In theory he could wander the streets like a lost stalker or go a bit further and fall over in a field. All night Tesco was his only hope. When you need to shift someone else’s bullshit only retail therapy will do the trick. Initially Alex had scorned the rise of the twenty-four hour supermarket as further evidence of how depressing humanity had become. The very idea that someone would choose to shop at two in the morning. Absurd. Alex dropped in at least once a week. It was a boon for the insomniac driven insane by twenty-four hour news. It had become a private nocturnal playground for Alex.
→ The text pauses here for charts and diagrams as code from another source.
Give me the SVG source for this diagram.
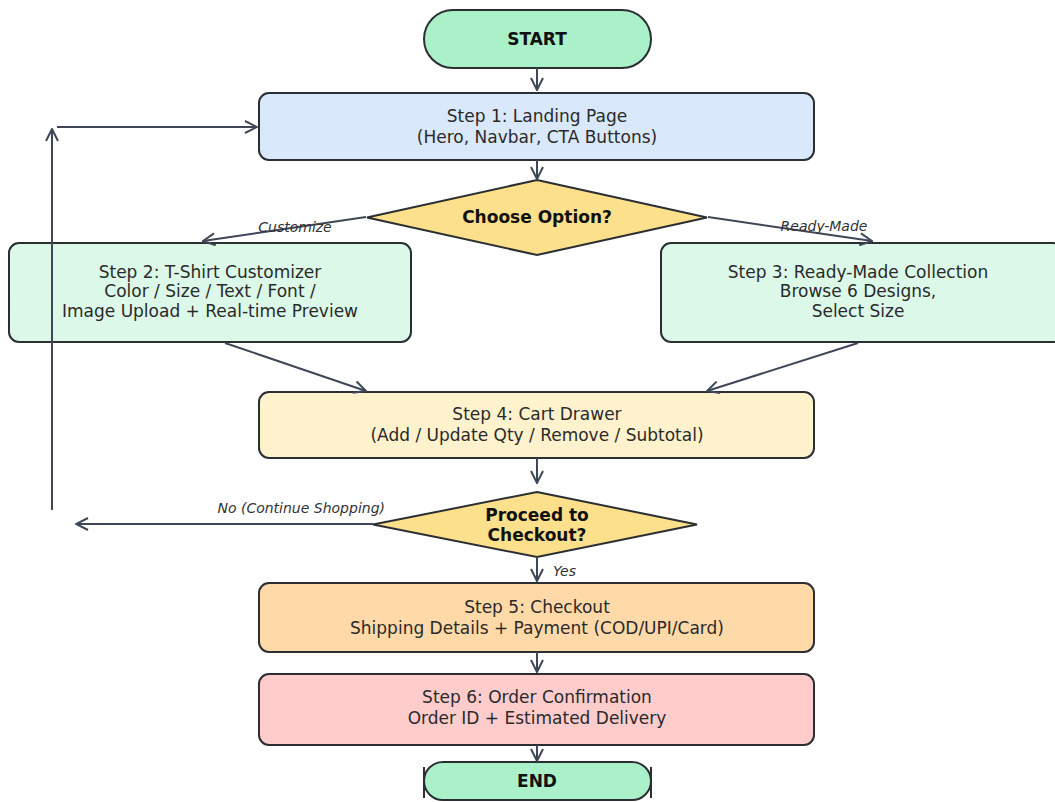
<svg xmlns="http://www.w3.org/2000/svg" width="1055" height="802" viewBox="0 0 1055 802">
<defs>
<style>
.box{stroke:#2b2f33;stroke-width:2}
.t{font-family:"DejaVu Sans",sans-serif;font-size:17px;fill:#2a2a2a;text-anchor:middle}
.b{font-family:"DejaVu Sans",sans-serif;font-size:17px;font-weight:bold;fill:#111;text-anchor:middle}
.lbl{font-family:"DejaVu Sans",sans-serif;font-size:14px;font-style:italic;fill:#333}
.c{stroke:#3f4757;stroke-width:2;fill:none;marker-end:url(#ah)}
</style>
<marker id="ah" viewBox="0 0 14 14" refX="13" refY="7" markerWidth="14" markerHeight="14" markerUnits="userSpaceOnUse" orient="auto">
<path d="M1,1 L13,7 L1,13" fill="none" stroke="#3f4757" stroke-width="2"/>
</marker>
</defs>
<rect width="1055" height="802" fill="#ffffff"/>

<g id="start">
<rect class="box" x="424" y="10" width="227" height="58" rx="29" fill="#aaf0c9"/>
<text class="b" x="537" y="45">START</text>
</g>

<g id="step1">
<rect class="box" x="259" y="93" width="555" height="67" rx="10" fill="#dae8fc"/>
<text class="t" x="537" y="122">Step 1: Landing Page</text>
<text class="t" x="537" y="143">(Hero, Navbar, CTA Buttons)</text>
</g>

<g id="choose">
<polygon class="box" points="537,180 707,217.5 537,255 367,217.5" fill="#fde08b"/>
<text class="b" x="537" y="223">Choose Option?</text>
</g>

<g id="step2">
<rect class="box" x="9" y="243" width="402" height="99" rx="10" fill="#dcf8e8"/>
<text class="t" x="210" y="278">Step 2: T-Shirt Customizer</text>
<text class="t" x="210" y="297">Color / Size / Text / Font /</text>
<text class="t" x="210" y="317">Image Upload + Real-time Preview</text>
</g>

<g id="step3">
<rect class="box" x="661" y="243" width="402" height="99" rx="10" fill="#dcf8e8"/>
<text class="t" x="858" y="278">Step 3: Ready-Made Collection</text>
<text class="t" x="858" y="297">Browse 6 Designs,</text>
<text class="t" x="858" y="317">Select Size</text>
</g>

<g id="step4">
<rect class="box" x="259" y="392" width="555" height="66" rx="10" fill="#fff2cc"/>
<text class="t" x="537" y="420">Step 4: Cart Drawer</text>
<text class="t" x="537" y="441">(Add / Update Qty / Remove / Subtotal)</text>
</g>

<g id="checkout-decision">
<polygon class="box" points="537,492 697,524.5 537,557 373,524.5" fill="#fde08b"/>
<text class="b" x="537" y="521">Proceed to</text>
<text class="b" x="537" y="541">Checkout?</text>
</g>

<g id="step5">
<rect class="box" x="259" y="583" width="555" height="69" rx="10" fill="#ffd9a8"/>
<text class="t" x="537" y="613">Step 5: Checkout</text>
<text class="t" x="537" y="634">Shipping Details + Payment (COD/UPI/Card)</text>
</g>

<g id="step6">
<rect class="box" x="259" y="674" width="555" height="71" rx="10" fill="#ffcccc"/>
<text class="t" x="537" y="703">Step 6: Order Confirmation</text>
<text class="t" x="537" y="724">Order ID + Estimated Delivery</text>
</g>

<g id="end">
<rect class="box" x="424" y="762" width="227" height="38" rx="19" fill="#aaf0c9"/>
<line class="box" x1="424" y1="767" x2="424" y2="798"/>
<line class="box" x1="651" y1="767" x2="651" y2="798"/>
<text class="b" x="537" y="787">END</text>
</g>

<g id="connectors">
<line class="c" x1="537" y1="68" x2="537" y2="90"/>
<line class="c" x1="537" y1="160" x2="537" y2="179"/>
<line class="c" x1="366" y1="217" x2="203" y2="241"/>
<line class="c" x1="708" y1="217" x2="872" y2="241"/>
<line class="c" x1="225" y1="343" x2="366" y2="391"/>
<line class="c" x1="858" y1="343" x2="707" y2="391"/>
<line class="c" x1="537" y1="458" x2="537" y2="483"/>
<line class="c" x1="373" y1="524" x2="76" y2="524"/>
<line class="c" x1="52" y1="510" x2="52" y2="129"/>
<line class="c" x1="57" y1="127" x2="257" y2="127"/>
<line class="c" x1="537" y1="557" x2="537" y2="581"/>
<line class="c" x1="537" y1="652" x2="537" y2="672"/>
<line class="c" x1="537" y1="745" x2="537" y2="761"/>
<text class="lbl" x="295" y="232" text-anchor="middle">Customize</text>
<text class="lbl" x="824" y="231" text-anchor="middle">Ready-Made</text>
<text class="lbl" x="385" y="513" text-anchor="end">No (Continue Shopping)</text>
<text class="lbl" x="553" y="576" font-size="13px">Yes</text>
</g>
</svg>
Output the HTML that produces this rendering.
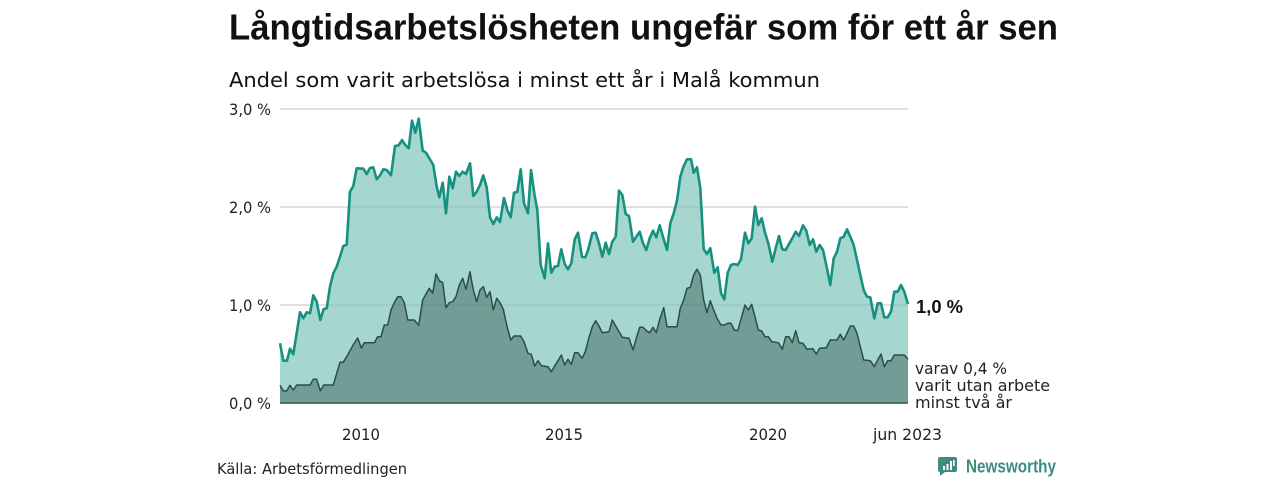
<!DOCTYPE html>
<html>
<head>
<meta charset="utf-8">
<style>
html,body{margin:0;padding:0;background:#fff;}
svg{display:block;}
text{font-family:"DejaVu Sans","Liberation Sans",sans-serif;}
text.b{font-family:"Liberation Sans","DejaVu Sans",sans-serif;font-weight:bold;}
</style>
</head>
<body>
<svg width="1280" height="480" viewBox="0 0 1280 480" xmlns="http://www.w3.org/2000/svg">
<rect width="1280" height="480" fill="#fff"/>
<text class="b" x="229" y="39.5" font-size="36" fill="#111" textLength="829" lengthAdjust="spacingAndGlyphs">Långtidsarbetslösheten ungefär som för ett år sen</text>
<text x="229" y="87" font-size="20.5" fill="#111" textLength="591" lengthAdjust="spacingAndGlyphs">Andel som varit arbetslösa i minst ett år i Malå kommun</text>

<g stroke="#dedede" stroke-width="1.2">
<line x1="280" y1="109" x2="908" y2="109"/>
<line x1="280" y1="207" x2="908" y2="207"/>
<line x1="280" y1="305" x2="908" y2="305"/>
</g>

<polygon fill="#a6d6d0" points="280,403 280,343.3 283.3,360.7 287,360.7 290,348.7 293.3,354.3 300,312.3 303.3,318.3 306.7,312.3 310,313.3 313.3,295.3 316.7,301.7 320.3,320 323.7,309 326.7,308.3 330,286.7 333.3,273.3 336.7,266.7 340,256.7 343.3,246 346.7,244.7 350,191.7 353.3,186 356.7,168.3 363.3,168.7 366.7,174 370,168 373.3,167.3 376.7,179.3 380,175.3 383.3,169.3 386.7,170 391,175.3 395,146 398.7,145.3 402,140 405.3,145 408.7,148.3 412,120.7 415.3,132.7 418.7,118.7 422.7,150.7 426,152.7 429.3,158.3 433.3,165 436.7,186.7 439.3,197.3 442.7,182.7 446,213.3 449.3,176.7 452.7,188.3 456,171.7 459.3,176 462.7,171.7 466,174 470,163.3 473.3,196 476.7,191.7 480,185 483.3,175.3 486.7,187.3 490,217.3 493.3,224 496.7,217.3 500,222 504,198 507.3,210 510.7,217.3 514,192.7 517.3,192 520.7,169.3 524,203.3 528,213.3 531,170 534.3,193.3 537.3,210 540.7,265 544.7,278.3 548,243.3 551.3,272.7 554.7,266.7 558,266 561.3,249.3 564.7,264 568,269.3 571.3,263.3 574.7,239.3 578,232.7 582,256.7 585.3,257.3 588.3,249.3 592.3,233.3 595.7,232.7 599,243.3 602.3,256.7 605.7,242.7 609,254 612.3,241.7 615.7,236.7 619,190.7 622.3,195 625.7,214 629,216 633,241.7 636.3,236.7 639.7,231.7 643,243.3 646.3,250 649.7,238.3 653,230.7 656.3,237.3 659.7,225.3 663,236.7 667,250 670.3,223.3 673.7,213.3 677,200.7 680.3,176.7 683.7,166 687,159.3 691,159.3 693.7,172.7 697,167.3 700.3,188.3 703.7,249.3 707,254 710.3,248.3 714.3,272.7 717.7,267.3 721,293.3 724.3,299.3 727.7,272.7 731,265 734.3,264 737.7,265 741,259.3 745,232.7 748.3,243.3 751.7,238.3 755,206.7 758.3,225 761.7,218.3 765,232.7 768.3,243.3 772.3,261.7 775.7,248.3 779,236 782.3,249.3 785.7,250 789,244 792.3,238.3 795.7,231.7 799,236 803,225.3 806.3,230.7 809.7,245 813,239.3 816.3,251.7 819.7,245 823,250 826.3,265 830.3,285 833.7,258.3 837,251.7 840.3,238.3 843.7,236.7 847,229.3 850.3,236.7 853.7,245 857,260 860.3,275 863.7,290 867,296.7 870.3,297.3 874.3,318.3 877.7,303.3 881,303.3 884.3,317.3 887.7,317.3 891,311.7 894.3,291.7 897.7,291.7 901,285 904.3,291.7 908,304 908,403"/>

<polygon fill="#719d96" points="280,403 280,385.3 283.3,391 286.7,391 290,385.3 293.3,390 296.7,385 310,385 313.3,379.3 316.7,379.3 320.3,390.7 323.7,385 333.3,385 336.7,373.3 340,362.3 343.3,362.3 346.7,356.7 350,350.7 353.3,344.7 357.7,338 361.3,348 364.3,342.7 374.3,342.7 377.7,336.7 381,336.7 384.3,325 387.7,325 391,310 394.3,302.7 397.7,296.7 401,296.7 404.3,302.7 407.7,320 414.3,320 418.7,325.3 422.7,300 426,294 429.3,288.3 432.7,293.3 436,274 439.3,280.7 442.7,282.7 446,307.7 449.3,302.7 452.7,301.7 456,296.7 459.3,285 462.7,278.3 466,289.3 470,271.7 473.3,290 476.7,301.7 480,290 483.3,286.7 486.7,297.3 490,291.7 493.3,310 496.7,298.3 500,302.7 503.3,309.3 506.7,325 510.7,340 514,336 520.7,336 524,341.7 528,353.3 531.3,354.3 534.7,366 538,360.7 541.3,365.7 548,366.7 551.3,371.7 554.7,366 558,360.7 561.3,355 564.7,365 568,359.3 571.3,364.3 574.7,352.7 578,352.7 582,358.3 585.3,351.7 588.3,340 592.3,326.7 595.7,320.7 599,326 602.3,332.7 609,331.7 612.3,320 615.7,326 619,331.7 622.3,337.3 629,338.3 633,350 636.3,338.3 639.7,327.3 643,327.3 646.3,330.7 649.7,332.7 653,327.3 656.3,332.7 659.7,319.3 663.7,307.7 667,326.7 677,326.7 680.3,308.3 683.7,300 687,288.3 690.3,287.3 693.7,275 697,269.3 700.3,275 703.7,300 707,312.7 710.3,300.7 713.7,310 717,318.3 721,325 724.3,325 727.7,323.3 731,323.3 734.3,330 737.7,330.7 741,319.3 745,305 748.3,310 751.7,304.3 755,316.7 758.3,330 761.7,331 765,336.7 768.3,336.7 771.7,341.7 778.3,342.7 782.3,349.3 785.7,336.7 789,336.7 792.3,342.7 795.7,330.7 799,342.7 803,343.3 807,349.3 813,348.7 816.3,354.3 819.7,348.3 826.3,347.7 830.3,340 837,340 840.3,334.3 843.7,340 847,333.3 850.3,326 853.7,326 857,333.3 860.3,346.7 863.7,360 870.3,360.7 874.3,366.7 877.7,360 881,354 884.3,366.7 887.7,360.7 891,360.7 894.3,355 904.3,355 908,359.3 908,403"/>

<g stroke="rgba(0,0,0,0.07)" stroke-width="1.2">
<line x1="280" y1="109" x2="908" y2="109"/>
<line x1="280" y1="207" x2="908" y2="207"/>
<line x1="280" y1="305" x2="908" y2="305"/>
</g>

<polyline fill="none" stroke="#17917f" stroke-width="2.6" stroke-linejoin="round" points="280,343.3 283.3,360.7 287,360.7 290,348.7 293.3,354.3 300,312.3 303.3,318.3 306.7,312.3 310,313.3 313.3,295.3 316.7,301.7 320.3,320 323.7,309 326.7,308.3 330,286.7 333.3,273.3 336.7,266.7 340,256.7 343.3,246 346.7,244.7 350,191.7 353.3,186 356.7,168.3 363.3,168.7 366.7,174 370,168 373.3,167.3 376.7,179.3 380,175.3 383.3,169.3 386.7,170 391,175.3 395,146 398.7,145.3 402,140 405.3,145 408.7,148.3 412,120.7 415.3,132.7 418.7,118.7 422.7,150.7 426,152.7 429.3,158.3 433.3,165 436.7,186.7 439.3,197.3 442.7,182.7 446,213.3 449.3,176.7 452.7,188.3 456,171.7 459.3,176 462.7,171.7 466,174 470,163.3 473.3,196 476.7,191.7 480,185 483.3,175.3 486.7,187.3 490,217.3 493.3,224 496.7,217.3 500,222 504,198 507.3,210 510.7,217.3 514,192.7 517.3,192 520.7,169.3 524,203.3 528,213.3 531,170 534.3,193.3 537.3,210 540.7,265 544.7,278.3 548,243.3 551.3,272.7 554.7,266.7 558,266 561.3,249.3 564.7,264 568,269.3 571.3,263.3 574.7,239.3 578,232.7 582,256.7 585.3,257.3 588.3,249.3 592.3,233.3 595.7,232.7 599,243.3 602.3,256.7 605.7,242.7 609,254 612.3,241.7 615.7,236.7 619,190.7 622.3,195 625.7,214 629,216 633,241.7 636.3,236.7 639.7,231.7 643,243.3 646.3,250 649.7,238.3 653,230.7 656.3,237.3 659.7,225.3 663,236.7 667,250 670.3,223.3 673.7,213.3 677,200.7 680.3,176.7 683.7,166 687,159.3 691,159.3 693.7,172.7 697,167.3 700.3,188.3 703.7,249.3 707,254 710.3,248.3 714.3,272.7 717.7,267.3 721,293.3 724.3,299.3 727.7,272.7 731,265 734.3,264 737.7,265 741,259.3 745,232.7 748.3,243.3 751.7,238.3 755,206.7 758.3,225 761.7,218.3 765,232.7 768.3,243.3 772.3,261.7 775.7,248.3 779,236 782.3,249.3 785.7,250 789,244 792.3,238.3 795.7,231.7 799,236 803,225.3 806.3,230.7 809.7,245 813,239.3 816.3,251.7 819.7,245 823,250 826.3,265 830.3,285 833.7,258.3 837,251.7 840.3,238.3 843.7,236.7 847,229.3 850.3,236.7 853.7,245 857,260 860.3,275 863.7,290 867,296.7 870.3,297.3 874.3,318.3 877.7,303.3 881,303.3 884.3,317.3 887.7,317.3 891,311.7 894.3,291.7 897.7,291.7 901,285 904.3,291.7 908,304"/>

<polyline fill="none" stroke="#2a4e48" stroke-width="1.5" stroke-linejoin="round" points="280,385.3 283.3,391 286.7,391 290,385.3 293.3,390 296.7,385 310,385 313.3,379.3 316.7,379.3 320.3,390.7 323.7,385 333.3,385 336.7,373.3 340,362.3 343.3,362.3 346.7,356.7 350,350.7 353.3,344.7 357.7,338 361.3,348 364.3,342.7 374.3,342.7 377.7,336.7 381,336.7 384.3,325 387.7,325 391,310 394.3,302.7 397.7,296.7 401,296.7 404.3,302.7 407.7,320 414.3,320 418.7,325.3 422.7,300 426,294 429.3,288.3 432.7,293.3 436,274 439.3,280.7 442.7,282.7 446,307.7 449.3,302.7 452.7,301.7 456,296.7 459.3,285 462.7,278.3 466,289.3 470,271.7 473.3,290 476.7,301.7 480,290 483.3,286.7 486.7,297.3 490,291.7 493.3,310 496.7,298.3 500,302.7 503.3,309.3 506.7,325 510.7,340 514,336 520.7,336 524,341.7 528,353.3 531.3,354.3 534.7,366 538,360.7 541.3,365.7 548,366.7 551.3,371.7 554.7,366 558,360.7 561.3,355 564.7,365 568,359.3 571.3,364.3 574.7,352.7 578,352.7 582,358.3 585.3,351.7 588.3,340 592.3,326.7 595.7,320.7 599,326 602.3,332.7 609,331.7 612.3,320 615.7,326 619,331.7 622.3,337.3 629,338.3 633,350 636.3,338.3 639.7,327.3 643,327.3 646.3,330.7 649.7,332.7 653,327.3 656.3,332.7 659.7,319.3 663.7,307.7 667,326.7 677,326.7 680.3,308.3 683.7,300 687,288.3 690.3,287.3 693.7,275 697,269.3 700.3,275 703.7,300 707,312.7 710.3,300.7 713.7,310 717,318.3 721,325 724.3,325 727.7,323.3 731,323.3 734.3,330 737.7,330.7 741,319.3 745,305 748.3,310 751.7,304.3 755,316.7 758.3,330 761.7,331 765,336.7 768.3,336.7 771.7,341.7 778.3,342.7 782.3,349.3 785.7,336.7 789,336.7 792.3,342.7 795.7,330.7 799,342.7 803,343.3 807,349.3 813,348.7 816.3,354.3 819.7,348.3 826.3,347.7 830.3,340 837,340 840.3,334.3 843.7,340 847,333.3 850.3,326 853.7,326 857,333.3 860.3,346.7 863.7,360 870.3,360.7 874.3,366.7 877.7,360 881,354 884.3,366.7 887.7,360.7 891,360.7 894.3,355 904.3,355 908,359.3"/>

<line x1="280" y1="403" x2="908" y2="403" stroke="#33524d" stroke-width="1.6"/>

<g font-size="16" fill="#222">
<text x="229" y="115" textLength="42" lengthAdjust="spacingAndGlyphs">3,0 %</text>
<text x="229" y="213" textLength="42" lengthAdjust="spacingAndGlyphs">2,0 %</text>
<text x="229" y="311" textLength="42" lengthAdjust="spacingAndGlyphs">1,0 %</text>
<text x="229" y="409" textLength="42" lengthAdjust="spacingAndGlyphs">0,0 %</text>
</g>

<g font-size="16" fill="#222">
<text x="342" y="440" textLength="38" lengthAdjust="spacingAndGlyphs">2010</text>
<text x="545" y="440" textLength="38" lengthAdjust="spacingAndGlyphs">2015</text>
<text x="749" y="440" textLength="38" lengthAdjust="spacingAndGlyphs">2020</text>
<text x="873" y="440" textLength="69" lengthAdjust="spacingAndGlyphs">jun 2023</text>
</g>

<text class="b" x="916" y="313" font-size="18" fill="#111" textLength="47" lengthAdjust="spacingAndGlyphs">1,0 %</text>
<g font-size="16" fill="#222">
<text x="915" y="374" textLength="92" lengthAdjust="spacingAndGlyphs">varav 0,4 %</text>
<text x="915" y="391" textLength="135" lengthAdjust="spacingAndGlyphs">varit utan arbete</text>
<text x="915" y="408" textLength="97" lengthAdjust="spacingAndGlyphs">minst två år</text>
</g>

<text x="217" y="474" font-size="15" fill="#222" textLength="190" lengthAdjust="spacingAndGlyphs">Källa: Arbetsförmedlingen</text>

<g>
<path d="M940,457 h15 a2,2 0 0 1 2,2 v11 a2,2 0 0 1 -2,2 h-10 l-5,4 v-4 a2,2 0 0 1 -2,-2 v-11 a2,2 0 0 1 2,-2 z" fill="#3e8c7f"/>
<rect x="943" y="466" width="2" height="4" fill="#fff"/>
<rect x="946.5" y="464" width="2" height="6" fill="#fff"/>
<rect x="950" y="461" width="2" height="9" fill="#fff"/>
<rect x="953" y="460" width="1.6" height="6" fill="#fff"/>
</g>
<text class="b" x="966" y="472.5" font-size="18" fill="#3e8c7f" textLength="90" lengthAdjust="spacingAndGlyphs">Newsworthy</text>
</svg>
</body>
</html>
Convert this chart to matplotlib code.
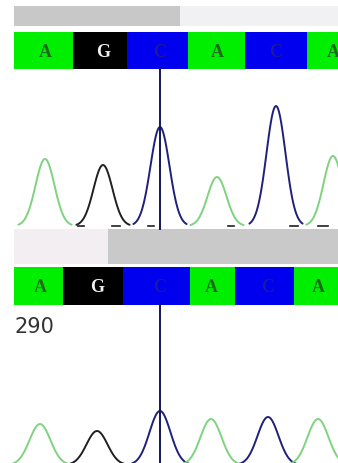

The car park was almost empty, save for a handful of staff cars and that bloody van. Hopefully it was just a seafood delivery and the store’s karma wouldn’t be upset. He pushed through the sea of trolleys into the glaring capitalist wasteland. The land was covered in its comforting blandness of produce, populated by desperate brands begging for his notice. He felt like the Snow Queen of Narnia, roving the aisles of excess in search of something new, something special to turn into stone. Ooh, Turkish Delight. He relished wandering the forest alone, finding peace in the gentle buzz of the lights and hum of the refrigerators.
From a distant part of the store came the sound of breaking glass. Alex chuckled to himself at the thought of Mr Beaver being told off by Mrs Beaver over some Dolmio-related mishap. He fought the sudden urge to cheer – this wasn’t a bar. Or if it was, it was the kind with no customers, and no staff either. There was always a skeleton crew lurking somewhere, smoking outside the fire escapes and avoiding the harsh fluorescent glare that robbed them of their diurnal rhythm. But not tonight. Perhaps it was spirits re-stocking time at the far end. Alex didn’t really care though; he’d had his fill of people.
He moseyed past the frozen foodstuffs, marvelling at the life-bestowing properties of Omega-3 in fish fingers and how delightful the lives of chicken breasts must have been before they became chicken breasts. He could never quite avoid the image of the bucket of chicken heads and spines being pounded into nuggets. He was so intent that he missed the next few breakages and the first flicker of the lights. There was an astonishing selection of party foods which thoroughly distracted him, so vile did they seem. He was half tempted to buy some and burn off the adrenaline shakes with grease.
He noticed the next crash of glass though. The vertical freezer rammed tightly with prawn rings bounced up in the air next to him before smashing back down, scattering glass and tiny crustaceans everywhere. This was not just bad shelf stacking, this was sackably poor shelf stacking. It had frightened the living crap out of him, along with his headache. So that was good. The human head that bounced over the top of the freezer wasn’t.